A school garden is a real, living world, a type of lab that offers teachers a way to embed creativity, collaboration and love for nature into their curriculum, believes Carlton Jackson, a farmer, self-described "food evangelist" and proprietor of Tunnel Vision Hoops
, a provider of hoop houses that allow for year-round food production.
The Cleveland-based company is offering Cuyahoga County public school students grades K-8 a chance to win a hoop house for their school. The Gardens that Teach
contest, which runs through February, asks students a series of questions about the preparation, construction and maintenance of a theoretical school garden. Answers will be reviewed by a panel of experts from the realms of food policy, botany and community gardening.
The winning school will receive the greenhouse-like hoop house, while the other participants will learn about the benefits of plants, year-round gardening and healthy eating, says Jackson. "We wanted kids to use their math skills," he adds. For example, "how many pounds of tomatoes can they get? What will the do with the food once it's grown?"

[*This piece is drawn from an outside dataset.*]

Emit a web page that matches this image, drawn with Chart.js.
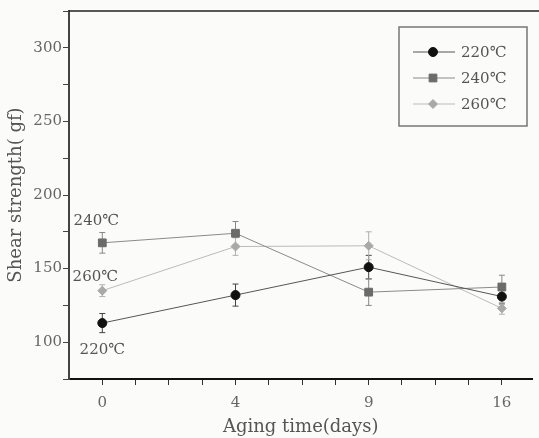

Hoop houses provide a high-temperature environment that protects crops from strong winds, cold and frost, allowing fruits and vegetables to grow during gardening's so-called "off-season," Jackson says.
The concept also is in line with the city's Sustainable Cleveland 2019
project, a movement that in part aims to increase the percentage of locally produced food. Mayor Frank Jackson also proclaimed October 24 to be Food Day
, a national venture with the overriding objective of "eating real" and promoting healthy diets among the population.
The Gardens That Teach contest is certainly a nourishing exercise for Northeast Ohio's young students, says Jackson.
"There's a wonderment in watching something grow," he says. "If we can kids back to that, it would be a beautiful thing."